The events at Balbriggan, which occurred on 21 September, were not the first, or the most violent, ‘reprisal’ for IRA activity committed by the Crown Forces, but they were widely reported in the British and international press. From this point on, The Times, the Manchester Guardian and other papers began comparing the conduct of the British paramilitaries in Irish towns and villages with atrocities committed by German soldiers in Belgium and France during the First World War. Some papers, such as the pro-government Daily Chronicle (as pictured above), continued to defend the British policy of reprisals, but editors and special correspondents increasingly both criticised the Crown Forces and called for an end to hostilities as the conflict intensified in late-1920. The British press coverage of the War of Independence, which was generally not sympathetic to Irish republicanism but increasingly critical of the Crown Forces, can be seen as an important factor in the government decision to call for a truce in the summer of 1921.

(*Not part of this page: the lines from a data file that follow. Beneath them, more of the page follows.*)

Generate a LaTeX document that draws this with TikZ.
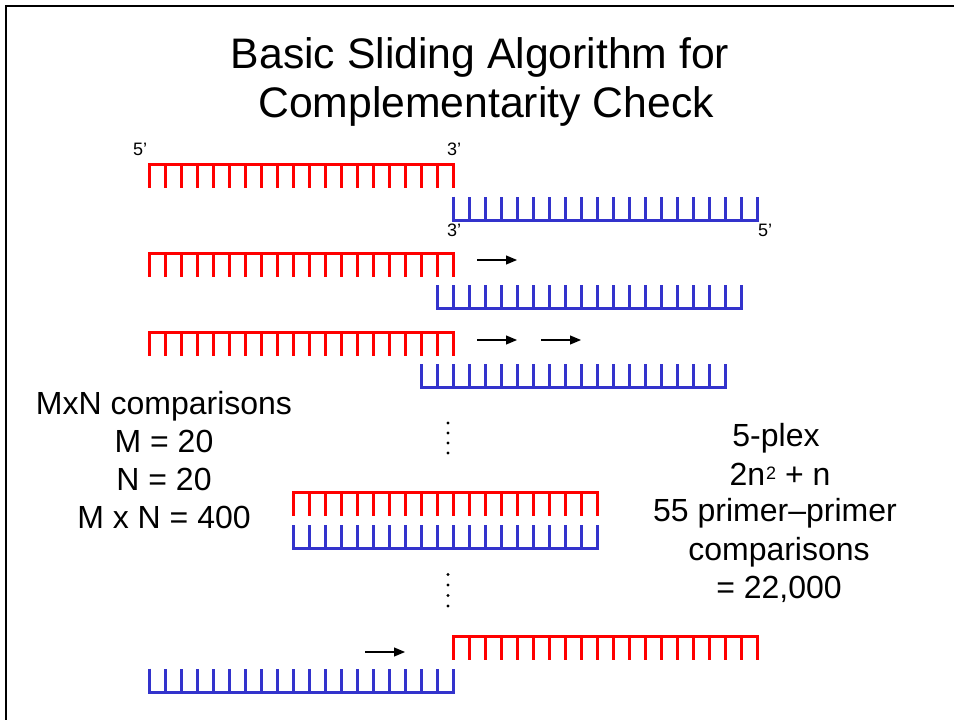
\documentclass[tikz,border=0pt]{standalone}
\usepackage{fontspec}
\setmainfont{Liberation Sans}
\usetikzlibrary{arrows.meta}

\definecolor{strandred}{RGB}{255,0,0}
\definecolor{strandblue}{RGB}{51,51,204}

\tikzset{
  strand/.style={line width=3pt, line join=miter},
  slide/.style={line width=1.1pt, -{Triangle[length=11pt,width=9pt]}},
  titletext/.style={font=\fontsize{42.7}{51}\selectfont, inner sep=0pt, anchor=base},
  bodytext/.style={font=\fontsize{32}{38}\selectfont, inner sep=0pt, anchor=base},
  endlabel/.style={font=\fontsize{18}{21}\selectfont, inner sep=0pt, anchor=base west},
  dotmark/.style={fill=black, draw=none}
}

% raised, smaller digit for the exponent
\newcommand{\expdigit}[1]{\kern1pt\raisebox{6pt}{\fontsize{18}{18}\selectfont #1}}

% 20-base strand, backbone on top, bases hanging down
\newcommand{\downstrand}[3]{%
  \draw[strand,#3] (#1,#2+23.5) -- (#1,#2) -- (#1+304,#2) -- (#1+304,#2+23.5);
  \foreach \k in {1,...,18} \draw[strand,#3] (#1+16*\k,#2) -- (#1+16*\k,#2+23.5);
}
% 20-base strand, backbone below, bases pointing up
\newcommand{\upstrand}[3]{%
  \draw[strand,#3] (#1,#2-23.5) -- (#1,#2) -- (#1+304,#2) -- (#1+304,#2-23.5);
  \foreach \k in {1,...,18} \draw[strand,#3] (#1+16*\k,#2) -- (#1+16*\k,#2-23.5);
}

\begin{document}
\begin{tikzpicture}[x=1pt,y=-1pt]
\useasboundingbox (0,0) rectangle (954,720);

% frame
\draw[line width=2.2pt] (6,720) -- (6,6) -- (954,6);

% title
\node[titletext] (title1) at (480,68) {Basic Sliding Algorithm for};
\node[titletext] (title2) at (486,117.5) {Complementarity Check};

% starting position
\downstrand{149}{164}{strandred}
\upstrand{453}{220}{strandblue}
\node[endlabel] (lab5a) at (133,155) {5’};
\node[endlabel] (lab3a) at (447,155) {3’};
\node[endlabel] (lab3b) at (447,236) {3’};
\node[endlabel] (lab5b) at (758,236) {5’};

% one step
\downstrand{149}{253}{strandred}
\upstrand{437}{308.5}{strandblue}
\coordinate (s1a) at (477,260); \coordinate (e1a) at (517,260);
\draw[slide] (s1a) -- (e1a);

% two steps
\downstrand{149}{332}{strandred}
\upstrand{421}{387.5}{strandblue}
\coordinate (s2a) at (477,340); \coordinate (e2a) at (517,340);
\coordinate (s2b) at (541,340); \coordinate (e2b) at (581,340);
\draw[slide] (s2a) -- (e2a);
\draw[slide] (s2b) -- (e2b);

% ellipsis
\foreach \y in {423,433,443,453} \fill[dotmark] (448,\y) circle (1.6pt);

% full overlap
\downstrand{293}{492}{strandred}
\upstrand{293}{548.5}{strandblue}

% ellipsis
\foreach \y in {574.5,585,595.5,606} \fill[dotmark] (448,\y) circle (1.6pt);

% final position
\downstrand{453}{636}{strandred}
\upstrand{149}{692}{strandblue}
\coordinate (s3a) at (365,652); \coordinate (e3a) at (405,652);
\draw[slide] (s3a) -- (e3a);

% left notes
\node[bodytext] (mxn) at (164,414) {MxN comparisons};
\node[bodytext] (mval) at (164,452.3) {M = 20};
\node[bodytext] (nval) at (164,490) {N = 20};
\node[bodytext] (prod) at (164,528.3) {M x N = 400};

% right notes
\node[bodytext] (plex) at (776,446.7) {5-plex};
\node[bodytext] (form) at (780,485) {2n\expdigit{2} + n};
\node[bodytext] (pairs) at (775,521.7) {55 primer–primer};
\node[bodytext] (comp) at (779,560) {comparisons};
\node[bodytext] (total) at (779,598.3) {= 22,000};
\end{tikzpicture}
\end{document}
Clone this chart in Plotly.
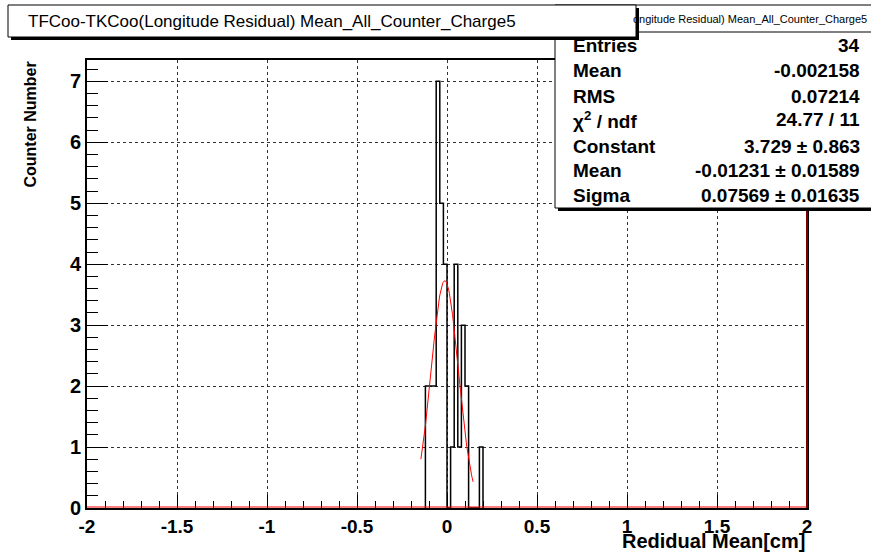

As the events of the First World War came to a conclusion towards the end of 1918, journalists on the European continent turned their attention towards a new conflict that was brewing in the United Kingdom. 

A feature of the press in Europe was the wealth of weekly supplements that documented dramatic incidents in illustrated form and printed in full colour. In order to create these illustrations, the periodicals employed a variety of skilled artists who, guided by their imagination, produced dramatic depictions of events. 

In France, due to its cheap cover price and large circulation, the leading periodical was Le Petit Journal based in Paris. Throughout 1919–1921, Le Petit Journal depicted some of the most significant incidents during the Irish War of Independence in a reasonably even handed way. The events covered included the Lord Mayor of Cork, Terence MacSwiney’s hunger strike and various raids and ambushes. 

In Italy, Rome’s La Tribuna Illustrata depicted events that favoured the British perspective. The supplement to the main newspaper had coloured front and back pages that showed events such as the burning of Cork city in December 1920. In Milan, a Sunday supplement entitled La Domenica del Corriere published illustrations by accomplished painter Achille Beltrame. Over the course of the war, Beltrame produced illustrations of ambushes and raids.

Despite many of the depictions being drawn from the artist’s imagination rather than fact, the coloured drawings of the Irish War of Independence bring some of the most significant events from that period to life against a backdrop of black and white photographs produced in the United Kingdom.